私は「議決後」というのはどういう意味かということを考える上では、今まで、掲示すべきとされている「議決の要旨」というのがどう扱われてきたかということが重要なのではないかと思います。

過去に強制起訴になった事件の議決の要旨を見ると、議決の要旨には「議決年月日」しか書いてないんです。議決年月日というのが書いてあって、議決の要旨という文書の作成日付は最後に書いてある、というのが一般的なパターンなんです。例えば明石の歩道橋事故とか、JRの尼崎の脱線事故などは即日議決の要旨が出ており、議決の年月日と議決の要旨の年月日は同じ日です。

これは、40条の規定を刑事裁判の判決の取扱いと同じように考えているということだと思います。40条はそういう趣旨に理解すべきものではないかと思います。

刑事裁判の判決というのは、判決が言い渡されて、即日効力を持つわけです。でも、判決書きができるのは1カ月ぐらい先です。でも、判決が言い渡されることによって効果を持ってるんです。被告人は有罪判決を受けたら、ただちに執行される立場になる。それと同じように、議決というのも、議決されたということによって、検察審査会の議決として効力を持つ。だから刑事裁判でも言い渡しの際に判決要旨が出さるのと同じように、議決の要旨は遅くとも7日以内。とにかく早く公表しなさい、掲示しなさい。ただ、正式な議決書というのはそれからしばらく後でもいい。そういう考え方じゃないかと思うんです。だから、みんなその考え方でやってきているわけです。

ところが、この第5検審の議決の要旨だけが書き方がちがうんです。
議決年月日の下に議決書作成年月日というのが書いてあって、文書の末尾には日付の記載はない。
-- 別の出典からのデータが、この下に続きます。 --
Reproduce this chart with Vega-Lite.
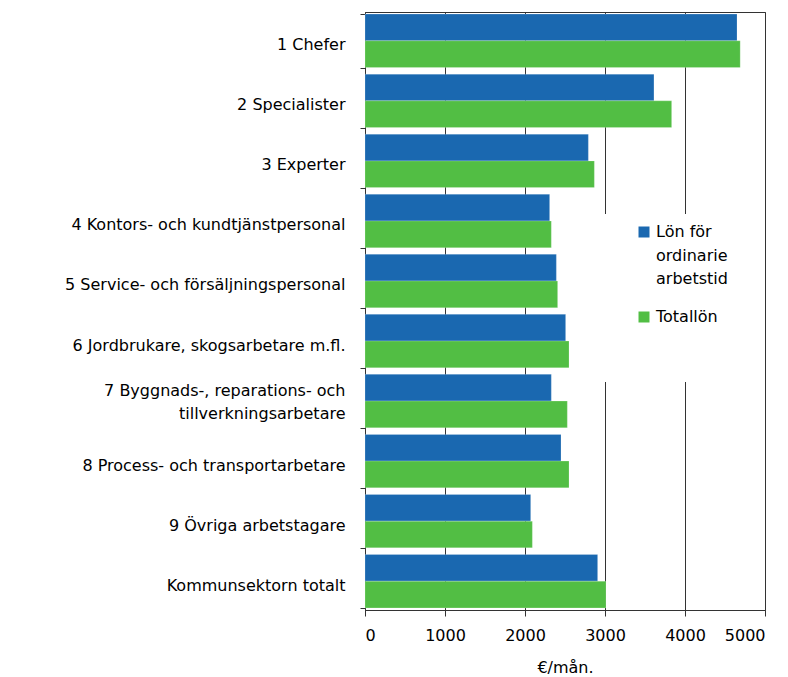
{
  "$schema": "https://vega.github.io/schema/vega-lite/v6.json",
  "autosize": {"type": "none"},
  "padding": {"left": 365, "top": 12, "right": 23, "bottom": 67},
  "width": 400,
  "height": 598,
  "background": "white",
  "config": {
    "font": "DejaVu Sans",
    "view": {"stroke": "#333333", "strokeWidth": 1},
    "style": {"guide-label": {"lineHeight": 23.5}},
    "axis": {"labelFont": "DejaVu Sans", "titleFont": "DejaVu Sans", "labelFontSize": 16, "titleFontSize": 16, "labelColor": "#000000", "titleColor": "#000000", "titleFontWeight": "normal", "domainColor": "#333333", "tickColor": "#333333"},
    "legend": {"labelFont": "DejaVu Sans", "labelFontSize": 16, "labelColor": "#000000"}
  },
  "data": {
    "values": [
      {"kategori": "1 Chefer", "serie": "Lön för ordinarie arbetstid", "euro": 4650},
      {"kategori": "1 Chefer", "serie": "Totallön", "euro": 4690},
      {"kategori": "2 Specialister", "serie": "Lön för ordinarie arbetstid", "euro": 3612},
      {"kategori": "2 Specialister", "serie": "Totallön", "euro": 3833},
      {"kategori": "3 Experter", "serie": "Lön för ordinarie arbetstid", "euro": 2792},
      {"kategori": "3 Experter", "serie": "Totallön", "euro": 2867},
      {"kategori": "4 Kontors- och kundtjänstpersonal", "serie": "Lön för ordinarie arbetstid", "euro": 2308},
      {"kategori": "4 Kontors- och kundtjänstpersonal", "serie": "Totallön", "euro": 2329},
      {"kategori": "5 Service- och försäljningspersonal", "serie": "Lön för ordinarie arbetstid", "euro": 2392},
      {"kategori": "5 Service- och försäljningspersonal", "serie": "Totallön", "euro": 2408},
      {"kategori": "6 Jordbrukare, skogsarbetare m.fl.", "serie": "Lön för ordinarie arbetstid", "euro": 2508},
      {"kategori": "6 Jordbrukare, skogsarbetare m.fl.", "serie": "Totallön", "euro": 2550},
      {"kategori": "7 Byggnads-, reparations- och tillverkningsarbetare", "serie": "Lön för ordinarie arbetstid", "euro": 2329},
      {"kategori": "7 Byggnads-, reparations- och tillverkningsarbetare", "serie": "Totallön", "euro": 2529},
      {"kategori": "8 Process- och transportarbetare", "serie": "Lön för ordinarie arbetstid", "euro": 2450},
      {"kategori": "8 Process- och transportarbetare", "serie": "Totallön", "euro": 2550},
      {"kategori": "9 Övriga arbetstagare", "serie": "Lön för ordinarie arbetstid", "euro": 2071},
      {"kategori": "9 Övriga arbetstagare", "serie": "Totallön", "euro": 2092},
      {"kategori": "Kommunsektorn totalt", "serie": "Lön för ordinarie arbetstid", "euro": 2908},
      {"kategori": "Kommunsektorn totalt", "serie": "Totallön", "euro": 3012}
    ]
  },
  "mark": {"type": "bar", "stroke": "#ffffff", "strokeOpacity": 0.4, "strokeWidth": 0.5},
  "encoding": {
    "y": {
      "field": "kategori",
      "type": "nominal",
      "sort": null,
      "scale": {"paddingInner": 0.11, "paddingOuter": 0.035},
      "axis": {
        "title": null,
        "tickBand": "extent",
        "tickSize": 5,
        "labelPadding": 15,
        "labelLimit": 400,
        "labelLineHeight": 23,
        "labelOffset": {"condition": {"test": "datum.value == '7 Byggnads-, reparations- och tillverkningsarbetare'", "value": -11}, "value": 4},
        "labelExpr": "datum.label == '7 Byggnads-, reparations- och tillverkningsarbetare' ? ['7 Byggnads-, reparations- och', 'tillverkningsarbetare'] : datum.label"
      }
    },
    "x": {
      "field": "euro",
      "type": "quantitative",
      "scale": {"domain": [0, 5000], "nice": false},
      "axis": {
        "title": "€/mån.",
        "values": [0, 1000, 2000, 3000, 4000, 5000],
        "format": "d",
        "grid": true,
        "gridColor": "#333333",
        "gridOpacity": 1,
        "tickSize": 6,
        "labelPadding": 11,
        "titlePadding": 16
      }
    },
    "yOffset": {"field": "serie", "type": "nominal", "sort": ["Lön för ordinarie arbetstid", "Totallön"], "scale": {"paddingInner": 0, "paddingOuter": 0}},
    "color": {
      "field": "serie",
      "type": "nominal",
      "sort": ["Lön för ordinarie arbetstid", "Totallön"],
      "scale": {"domain": ["Lön för ordinarie arbetstid", "Totallön"], "range": ["#1a68b0", "#52be44"]},
      "legend": {
        "title": null,
        "orient": "none",
        "legendX": 231,
        "legendY": 202,
        "padding": 10,
        "fillColor": "#ffffff",
        "symbolType": "square",
        "symbolSize": 121,
        "symbolStrokeWidth": 0,
        "symbolOffset": 30,
        "labelOffset": 4,
        "rowPadding": 22,
        "labelBaseline": "middle",
        "labelExpr": "datum.label == 'Lön för ordinarie arbetstid' ? ['Lön för', 'ordinarie\u00a0\u00a0\u00a0\u00a0\u00a0\u00a0\u00a0\u00a0\u00a0', 'arbetstid'] : ['Totallön', '\u00a0', '\u00a0']"
      }
    }
  }
}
ということは、これは議決の要旨の作成日と議決書の作成日とが同じだということを前提にしているのだと思います。その考え方であれば、さっき言った40条の解釈も、議決書を作って検事正や検察官適格審査会に送付しなさい。そして、その時点で議決の要旨をまとめて7日間掲示しなさい、というような意味になるわけです。しかし、少なくとも過去の強制起訴の事例ではそういう取扱いはしてない。しかも、刑事判決の取扱いからすると、やはりこの40条の解釈はそう解するべきではない。

このように、従来の強制起訴の事例での取扱いと比較しても、今回の小沢氏についての第5検察審査会の議決の取扱いは特殊です。やはり今回の議決の手続はおかしいのではないかと思います。